With that in mind, OPEC is currently wary of cutting production, as that would surely drive oil higher and price some consumers right out of their market. They are also hesitant to boost production too much, as that would anger the members who rely on high oil prices to fuel their (primarily anti-American) governments, including Venezuela, Iran and Algeria. Those three nations want to keep oil above $100 a barrel.

They might not get what they want. Even though Iran is currently in the chairman's seat of the council, the June meetings were a disaster. Leaving the December meetings without a consensus would be a terrible blow for the Iranians. That might push them to accept a deal that is not as favorable to their interests as they would like.

Given that, it is probable that we will see at least a continuation of the current levels of oil production, with increases possible in 2012. As I have written about before, oil is the ultimate quantitative easing program: lowering oil prices costs America nothing (well, nothing tangible; we can get into the cost of appeasing dictators later) while providing a host of benefits.

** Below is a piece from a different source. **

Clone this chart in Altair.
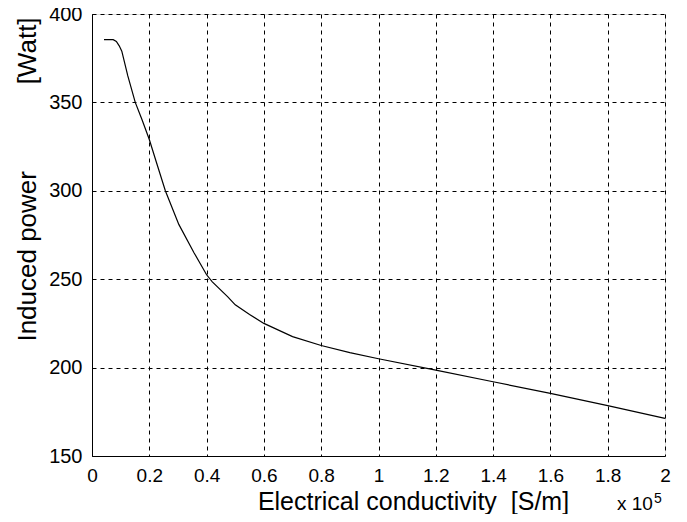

Consider the following scenarios in 2012. Europe will either be in bad shape or really bad shape, depending on how the debt crisis shakes out. Similarly, the United States will have some ripple effects from Europe, and its own shaky recovery to nurture ahead of the presidential election.

In my view, all of those forces will pressure OPEC to increase production with the sole purpose of lowering the price per barrel and helping those economies move upward. That's why I take this 30 million bpd target with a grain of, well, sand. Still, OPEC said it, and they just might stick to it.


Traders who believe that OPEC will increase production, lowering oil prices in 2012 might want to consider the following trades:

  • If OPEC increases production and the economy goes north, the entire market could benefit. In that case, an ETF like the SPDR S&P 500 (NYSE: SPY), which covers the S&P 500, might go up as well.
  • If oil is going down, the dollar could be in for a rise against some currencies. Look at some of the USD pairings.
  • If the economy truly heats up, look for strong showings from gadget-makers. A big stock like Apple (NASDAQ: AAPL) might make a lot of sense here.

Traders who believe that OPEC will either stay put or lower production, leaving prices high, may consider an alternate position in the following:

  • An oil-based ETF will give you exposure to the overall crude oil market. iPath S&P GSCI Crude Oil Total Return (NYSE: OIL) is one such ETF.
  • Find a forex pairing that lets you bet against the dollar or the euro, depending on which economy is in worse shape at the time. CNY/USD might be a good pairing. Forex trading can be a lot riskier, so approach that with a lot of caution.
  • Stocks could take a hit if oil stays high and the economy dips again. Consider something that holds up under bad times, such as gold. A gold ETF like SPDR Gold Trust (NYSE: GLD) would give you exposure there.

Neither Benzinga nor its staff recommend that you buy, sell, or hold any security. We do not offer investment advice, personalized or otherwise. Benzinga recommends that you conduct your own due diligence and consult a certified financial professional for personalized advice about your financial situation.